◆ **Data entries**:
┏━━

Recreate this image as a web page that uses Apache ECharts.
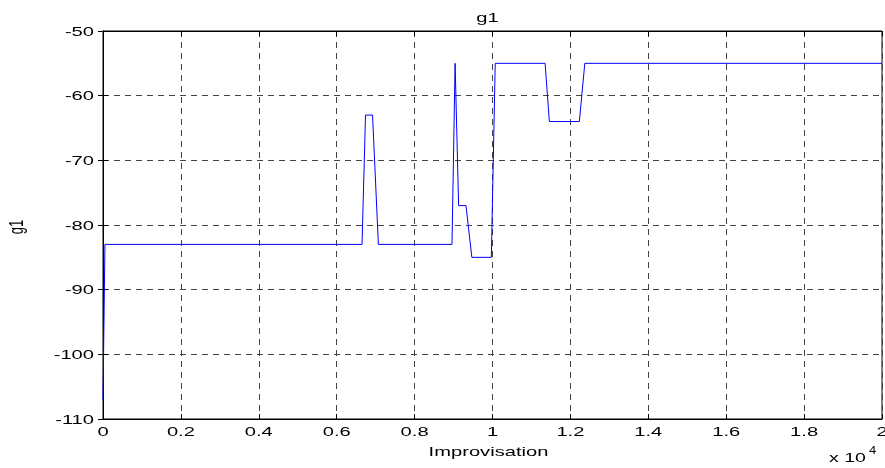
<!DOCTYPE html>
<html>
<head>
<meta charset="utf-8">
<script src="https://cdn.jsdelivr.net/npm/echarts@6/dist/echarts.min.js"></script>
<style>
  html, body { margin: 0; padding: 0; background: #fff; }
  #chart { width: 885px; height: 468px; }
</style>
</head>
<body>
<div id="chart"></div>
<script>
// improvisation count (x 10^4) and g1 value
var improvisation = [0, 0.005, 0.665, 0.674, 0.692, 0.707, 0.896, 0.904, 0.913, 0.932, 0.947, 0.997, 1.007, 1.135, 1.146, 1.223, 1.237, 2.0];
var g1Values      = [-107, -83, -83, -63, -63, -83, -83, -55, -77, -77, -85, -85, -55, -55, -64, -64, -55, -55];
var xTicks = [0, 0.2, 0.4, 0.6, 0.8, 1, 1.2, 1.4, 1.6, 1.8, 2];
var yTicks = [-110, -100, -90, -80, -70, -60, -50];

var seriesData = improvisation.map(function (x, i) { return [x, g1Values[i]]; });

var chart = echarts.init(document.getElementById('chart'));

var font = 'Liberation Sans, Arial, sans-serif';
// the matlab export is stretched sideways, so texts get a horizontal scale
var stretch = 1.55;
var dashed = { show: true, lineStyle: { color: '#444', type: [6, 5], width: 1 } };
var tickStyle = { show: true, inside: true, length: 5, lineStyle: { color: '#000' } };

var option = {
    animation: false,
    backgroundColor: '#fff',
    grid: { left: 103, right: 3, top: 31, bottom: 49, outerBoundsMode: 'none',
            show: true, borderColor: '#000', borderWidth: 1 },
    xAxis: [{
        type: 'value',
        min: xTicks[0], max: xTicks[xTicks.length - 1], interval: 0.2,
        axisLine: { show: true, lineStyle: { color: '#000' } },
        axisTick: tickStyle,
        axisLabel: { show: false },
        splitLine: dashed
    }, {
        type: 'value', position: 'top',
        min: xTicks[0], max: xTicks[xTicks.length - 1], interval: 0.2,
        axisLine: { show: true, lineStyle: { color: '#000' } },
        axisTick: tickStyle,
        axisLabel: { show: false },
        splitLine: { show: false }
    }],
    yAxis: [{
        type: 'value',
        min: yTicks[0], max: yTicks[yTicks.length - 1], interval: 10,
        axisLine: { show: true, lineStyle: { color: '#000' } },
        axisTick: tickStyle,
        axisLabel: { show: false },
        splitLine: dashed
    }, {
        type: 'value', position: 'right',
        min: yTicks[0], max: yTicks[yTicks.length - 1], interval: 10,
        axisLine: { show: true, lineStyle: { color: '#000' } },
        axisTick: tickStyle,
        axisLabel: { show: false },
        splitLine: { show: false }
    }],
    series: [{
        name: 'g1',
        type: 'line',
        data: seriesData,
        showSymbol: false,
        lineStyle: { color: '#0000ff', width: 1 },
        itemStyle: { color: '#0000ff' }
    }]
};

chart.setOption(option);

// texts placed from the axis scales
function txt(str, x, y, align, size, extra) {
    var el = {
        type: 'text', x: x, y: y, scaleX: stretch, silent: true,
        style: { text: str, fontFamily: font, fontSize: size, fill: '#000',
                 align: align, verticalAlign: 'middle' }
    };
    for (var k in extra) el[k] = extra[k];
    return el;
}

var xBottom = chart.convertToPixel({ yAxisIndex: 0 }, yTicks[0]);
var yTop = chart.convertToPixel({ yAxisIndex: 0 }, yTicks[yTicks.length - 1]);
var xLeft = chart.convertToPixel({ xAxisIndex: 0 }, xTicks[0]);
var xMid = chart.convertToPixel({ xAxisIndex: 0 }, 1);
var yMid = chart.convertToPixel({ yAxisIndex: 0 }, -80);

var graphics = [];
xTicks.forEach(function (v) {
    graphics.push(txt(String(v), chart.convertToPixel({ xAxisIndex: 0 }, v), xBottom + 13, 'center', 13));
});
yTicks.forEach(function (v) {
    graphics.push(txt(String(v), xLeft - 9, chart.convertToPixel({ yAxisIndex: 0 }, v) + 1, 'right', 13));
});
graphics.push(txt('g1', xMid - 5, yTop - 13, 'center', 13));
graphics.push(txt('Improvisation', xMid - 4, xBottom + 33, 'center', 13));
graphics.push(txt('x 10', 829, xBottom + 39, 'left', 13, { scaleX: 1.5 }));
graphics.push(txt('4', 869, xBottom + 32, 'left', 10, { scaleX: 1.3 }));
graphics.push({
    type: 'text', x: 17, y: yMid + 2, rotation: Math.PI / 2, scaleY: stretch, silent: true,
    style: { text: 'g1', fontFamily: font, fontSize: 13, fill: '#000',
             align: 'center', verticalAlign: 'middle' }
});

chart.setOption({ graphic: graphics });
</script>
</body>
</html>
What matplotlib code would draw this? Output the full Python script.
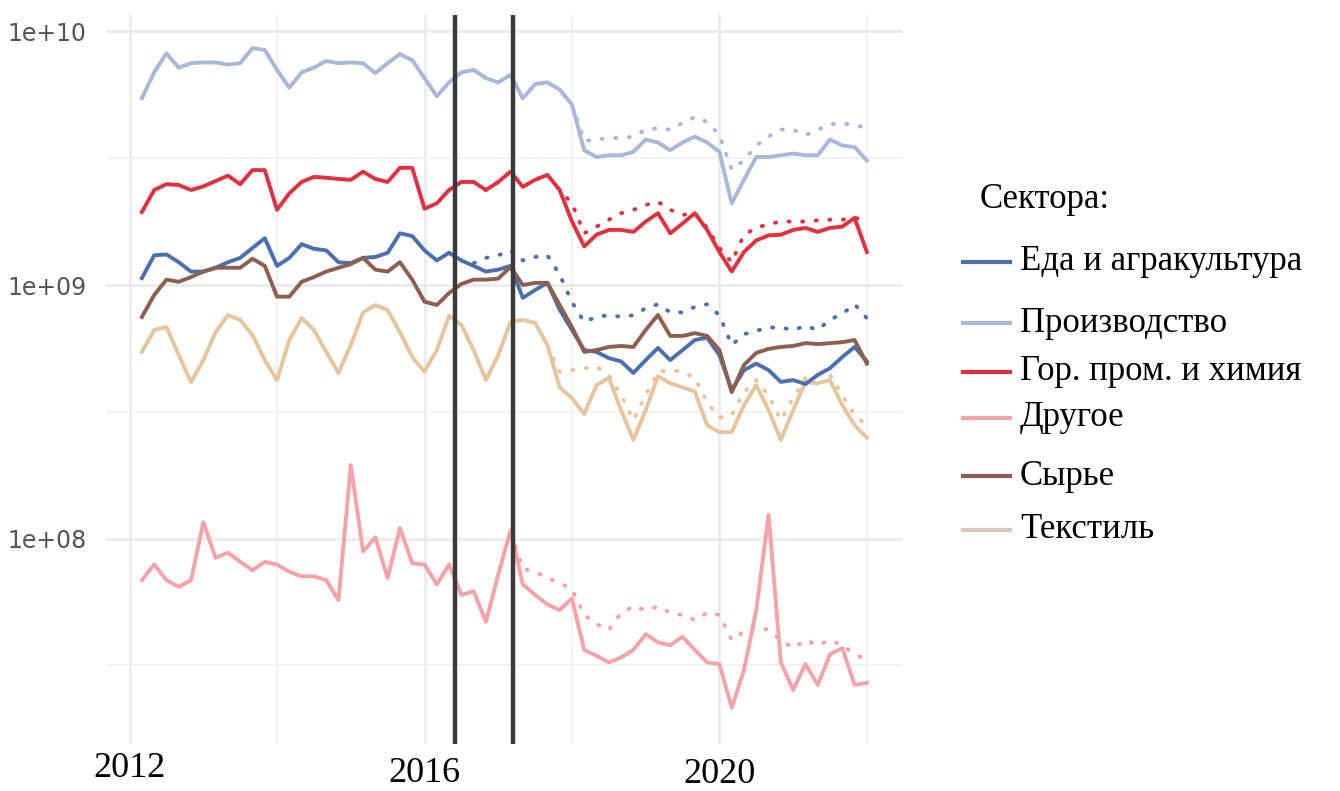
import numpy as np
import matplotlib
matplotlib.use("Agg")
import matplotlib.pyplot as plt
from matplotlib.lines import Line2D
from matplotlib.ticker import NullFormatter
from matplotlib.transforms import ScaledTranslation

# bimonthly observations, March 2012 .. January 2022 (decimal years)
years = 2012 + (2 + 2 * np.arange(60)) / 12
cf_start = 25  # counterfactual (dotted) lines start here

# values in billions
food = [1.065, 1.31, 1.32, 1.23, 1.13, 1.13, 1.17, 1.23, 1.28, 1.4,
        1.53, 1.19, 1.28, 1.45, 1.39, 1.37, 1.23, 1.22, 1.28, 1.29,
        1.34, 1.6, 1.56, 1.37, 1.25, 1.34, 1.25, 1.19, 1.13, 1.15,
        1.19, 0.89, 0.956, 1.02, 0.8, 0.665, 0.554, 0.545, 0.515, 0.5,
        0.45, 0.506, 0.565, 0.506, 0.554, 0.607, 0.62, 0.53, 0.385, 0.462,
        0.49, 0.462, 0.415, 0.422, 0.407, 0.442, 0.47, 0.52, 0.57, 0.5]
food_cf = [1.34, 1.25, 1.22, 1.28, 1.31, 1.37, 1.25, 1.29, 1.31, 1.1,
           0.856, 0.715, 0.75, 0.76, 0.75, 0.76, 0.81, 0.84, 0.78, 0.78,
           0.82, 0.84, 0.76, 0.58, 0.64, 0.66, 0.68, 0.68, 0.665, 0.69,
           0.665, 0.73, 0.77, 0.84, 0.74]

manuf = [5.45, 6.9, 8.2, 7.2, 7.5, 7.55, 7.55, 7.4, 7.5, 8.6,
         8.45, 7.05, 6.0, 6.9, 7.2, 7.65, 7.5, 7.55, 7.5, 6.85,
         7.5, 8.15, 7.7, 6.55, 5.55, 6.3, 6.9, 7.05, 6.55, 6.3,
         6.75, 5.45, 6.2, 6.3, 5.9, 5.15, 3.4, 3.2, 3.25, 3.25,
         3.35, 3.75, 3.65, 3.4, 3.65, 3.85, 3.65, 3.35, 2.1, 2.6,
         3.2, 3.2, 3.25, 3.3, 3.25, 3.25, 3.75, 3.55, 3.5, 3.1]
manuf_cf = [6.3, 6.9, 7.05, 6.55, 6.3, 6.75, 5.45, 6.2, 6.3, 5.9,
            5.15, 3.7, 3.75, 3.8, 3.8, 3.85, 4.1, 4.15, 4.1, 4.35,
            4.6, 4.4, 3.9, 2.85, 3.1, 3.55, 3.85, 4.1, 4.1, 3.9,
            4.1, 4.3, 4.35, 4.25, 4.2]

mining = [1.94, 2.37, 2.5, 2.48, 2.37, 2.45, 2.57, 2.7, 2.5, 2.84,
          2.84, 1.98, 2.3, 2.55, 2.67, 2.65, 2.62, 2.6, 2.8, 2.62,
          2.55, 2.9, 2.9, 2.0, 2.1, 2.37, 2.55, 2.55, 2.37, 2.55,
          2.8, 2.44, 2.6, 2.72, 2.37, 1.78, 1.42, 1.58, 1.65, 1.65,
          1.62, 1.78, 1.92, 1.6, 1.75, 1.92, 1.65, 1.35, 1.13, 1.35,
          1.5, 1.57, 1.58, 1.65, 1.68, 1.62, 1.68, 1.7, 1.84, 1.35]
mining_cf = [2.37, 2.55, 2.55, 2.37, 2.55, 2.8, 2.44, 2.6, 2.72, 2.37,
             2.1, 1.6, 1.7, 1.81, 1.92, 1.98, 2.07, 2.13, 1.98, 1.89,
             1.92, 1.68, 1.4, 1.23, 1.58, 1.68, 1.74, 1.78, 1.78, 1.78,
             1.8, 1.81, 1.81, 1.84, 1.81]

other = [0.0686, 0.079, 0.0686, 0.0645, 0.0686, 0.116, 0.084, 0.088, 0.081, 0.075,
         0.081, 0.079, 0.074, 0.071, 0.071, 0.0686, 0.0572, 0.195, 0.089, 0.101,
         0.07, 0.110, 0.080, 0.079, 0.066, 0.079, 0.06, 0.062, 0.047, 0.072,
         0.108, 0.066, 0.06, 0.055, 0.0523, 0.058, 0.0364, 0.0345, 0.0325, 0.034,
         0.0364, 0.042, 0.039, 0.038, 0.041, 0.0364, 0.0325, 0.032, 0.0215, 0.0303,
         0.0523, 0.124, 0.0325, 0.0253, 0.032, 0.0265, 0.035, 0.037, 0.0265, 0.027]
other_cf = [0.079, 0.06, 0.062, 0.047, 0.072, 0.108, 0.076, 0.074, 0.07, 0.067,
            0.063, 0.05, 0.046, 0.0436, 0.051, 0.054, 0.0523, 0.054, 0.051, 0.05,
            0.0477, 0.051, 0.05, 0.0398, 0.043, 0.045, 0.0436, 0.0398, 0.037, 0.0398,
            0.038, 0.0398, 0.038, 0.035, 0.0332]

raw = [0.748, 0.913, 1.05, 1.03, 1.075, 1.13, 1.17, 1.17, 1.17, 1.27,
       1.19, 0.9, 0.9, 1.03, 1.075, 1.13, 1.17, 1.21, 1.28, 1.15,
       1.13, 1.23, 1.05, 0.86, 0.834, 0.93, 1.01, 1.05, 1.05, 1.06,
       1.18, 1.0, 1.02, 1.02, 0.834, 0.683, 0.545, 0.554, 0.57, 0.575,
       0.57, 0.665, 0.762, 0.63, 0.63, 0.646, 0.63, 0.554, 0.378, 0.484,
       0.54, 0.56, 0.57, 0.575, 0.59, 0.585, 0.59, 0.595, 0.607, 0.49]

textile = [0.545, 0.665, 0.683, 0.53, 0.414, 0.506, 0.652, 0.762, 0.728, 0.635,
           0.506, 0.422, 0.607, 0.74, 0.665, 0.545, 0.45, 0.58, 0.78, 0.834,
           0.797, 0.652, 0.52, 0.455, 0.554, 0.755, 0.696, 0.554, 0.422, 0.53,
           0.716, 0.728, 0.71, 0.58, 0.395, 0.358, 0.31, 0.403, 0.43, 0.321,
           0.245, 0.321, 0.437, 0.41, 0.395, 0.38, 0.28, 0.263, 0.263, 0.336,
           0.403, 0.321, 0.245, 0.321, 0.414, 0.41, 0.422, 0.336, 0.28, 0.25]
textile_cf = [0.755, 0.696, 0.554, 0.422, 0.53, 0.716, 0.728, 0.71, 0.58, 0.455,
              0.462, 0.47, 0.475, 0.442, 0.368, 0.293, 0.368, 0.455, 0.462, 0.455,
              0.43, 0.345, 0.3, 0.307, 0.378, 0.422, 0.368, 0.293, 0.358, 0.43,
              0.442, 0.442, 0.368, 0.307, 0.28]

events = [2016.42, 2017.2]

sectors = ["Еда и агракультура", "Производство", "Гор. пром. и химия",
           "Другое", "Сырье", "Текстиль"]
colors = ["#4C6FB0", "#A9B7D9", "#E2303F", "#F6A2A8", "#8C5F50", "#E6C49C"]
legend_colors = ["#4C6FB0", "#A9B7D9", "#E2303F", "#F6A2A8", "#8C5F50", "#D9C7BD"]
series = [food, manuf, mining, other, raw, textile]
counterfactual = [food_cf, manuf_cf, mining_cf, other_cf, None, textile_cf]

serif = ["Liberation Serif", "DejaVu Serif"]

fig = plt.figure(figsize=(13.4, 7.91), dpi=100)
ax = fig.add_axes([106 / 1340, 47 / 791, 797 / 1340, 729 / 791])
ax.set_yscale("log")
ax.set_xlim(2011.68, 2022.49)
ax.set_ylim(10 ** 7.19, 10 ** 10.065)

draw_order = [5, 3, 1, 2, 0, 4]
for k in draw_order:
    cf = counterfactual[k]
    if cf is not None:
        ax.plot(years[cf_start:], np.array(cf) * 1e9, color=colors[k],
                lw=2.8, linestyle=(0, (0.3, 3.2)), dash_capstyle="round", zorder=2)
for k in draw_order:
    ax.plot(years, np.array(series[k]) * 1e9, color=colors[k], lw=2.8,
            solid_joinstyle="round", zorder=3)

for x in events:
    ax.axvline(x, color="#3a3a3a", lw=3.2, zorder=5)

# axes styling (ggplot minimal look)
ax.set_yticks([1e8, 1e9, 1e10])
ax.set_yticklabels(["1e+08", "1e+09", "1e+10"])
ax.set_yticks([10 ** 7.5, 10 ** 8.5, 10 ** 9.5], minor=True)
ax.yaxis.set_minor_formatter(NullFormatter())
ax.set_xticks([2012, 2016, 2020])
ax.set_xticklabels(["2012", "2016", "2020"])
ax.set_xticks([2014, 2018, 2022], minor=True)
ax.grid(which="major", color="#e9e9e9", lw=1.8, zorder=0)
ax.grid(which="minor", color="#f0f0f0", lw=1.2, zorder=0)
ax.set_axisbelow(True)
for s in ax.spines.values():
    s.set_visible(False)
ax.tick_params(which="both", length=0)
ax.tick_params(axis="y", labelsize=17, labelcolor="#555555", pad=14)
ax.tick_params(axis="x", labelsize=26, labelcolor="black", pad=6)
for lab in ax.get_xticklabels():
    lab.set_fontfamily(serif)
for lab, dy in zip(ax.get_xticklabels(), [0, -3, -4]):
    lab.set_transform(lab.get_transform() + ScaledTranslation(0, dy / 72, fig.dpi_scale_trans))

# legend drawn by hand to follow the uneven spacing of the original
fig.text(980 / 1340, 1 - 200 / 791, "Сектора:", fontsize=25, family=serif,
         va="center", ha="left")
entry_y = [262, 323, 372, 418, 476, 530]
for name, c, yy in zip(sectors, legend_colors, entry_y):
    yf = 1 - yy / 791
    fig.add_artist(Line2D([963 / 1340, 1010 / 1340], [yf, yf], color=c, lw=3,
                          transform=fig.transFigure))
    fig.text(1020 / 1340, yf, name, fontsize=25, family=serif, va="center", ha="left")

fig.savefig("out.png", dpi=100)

┗━━

◆ **What is required**:
Retype the lines above exactly as they appear, from the line containing "What matplotlib code" through the line containing "4.1, 4.3, 4.35, 4.25, 4.2]", and leave out any pictures.

◆ **Answer to the exercise**:
What matplotlib code would draw this? Output the full Python script.
import numpy as np
import matplotlib
matplotlib.use("Agg")
import matplotlib.pyplot as plt
from matplotlib.lines import Line2D
from matplotlib.ticker import NullFormatter
from matplotlib.transforms import ScaledTranslation

# bimonthly observations, March 2012 .. January 2022 (decimal years)
years = 2012 + (2 + 2 * np.arange(60)) / 12
cf_start = 25  # counterfactual (dotted) lines start here

# values in billions
food = [1.065, 1.31, 1.32, 1.23, 1.13, 1.13, 1.17, 1.23, 1.28, 1.4,
        1.53, 1.19, 1.28, 1.45, 1.39, 1.37, 1.23, 1.22, 1.28, 1.29,
        1.34, 1.6, 1.56, 1.37, 1.25, 1.34, 1.25, 1.19, 1.13, 1.15,
        1.19, 0.89, 0.956, 1.02, 0.8, 0.665, 0.554, 0.545, 0.515, 0.5,
        0.45, 0.506, 0.565, 0.506, 0.554, 0.607, 0.62, 0.53, 0.385, 0.462,
        0.49, 0.462, 0.415, 0.422, 0.407, 0.442, 0.47, 0.52, 0.57, 0.5]
food_cf = [1.34, 1.25, 1.22, 1.28, 1.31, 1.37, 1.25, 1.29, 1.31, 1.1,
           0.856, 0.715, 0.75, 0.76, 0.75, 0.76, 0.81, 0.84, 0.78, 0.78,
           0.82, 0.84, 0.76, 0.58, 0.64, 0.66, 0.68, 0.68, 0.665, 0.69,
           0.665, 0.73, 0.77, 0.84, 0.74]

manuf = [5.45, 6.9, 8.2, 7.2, 7.5, 7.55, 7.55, 7.4, 7.5, 8.6,
         8.45, 7.05, 6.0, 6.9, 7.2, 7.65, 7.5, 7.55, 7.5, 6.85,
         7.5, 8.15, 7.7, 6.55, 5.55, 6.3, 6.9, 7.05, 6.55, 6.3,
         6.75, 5.45, 6.2, 6.3, 5.9, 5.15, 3.4, 3.2, 3.25, 3.25,
         3.35, 3.75, 3.65, 3.4, 3.65, 3.85, 3.65, 3.35, 2.1, 2.6,
         3.2, 3.2, 3.25, 3.3, 3.25, 3.25, 3.75, 3.55, 3.5, 3.1]
manuf_cf = [6.3, 6.9, 7.05, 6.55, 6.3, 6.75, 5.45, 6.2, 6.3, 5.9,
            5.15, 3.7, 3.75, 3.8, 3.8, 3.85, 4.1, 4.15, 4.1, 4.35,
            4.6, 4.4, 3.9, 2.85, 3.1, 3.55, 3.85, 4.1, 4.1, 3.9,
            4.1, 4.3, 4.35, 4.25, 4.2]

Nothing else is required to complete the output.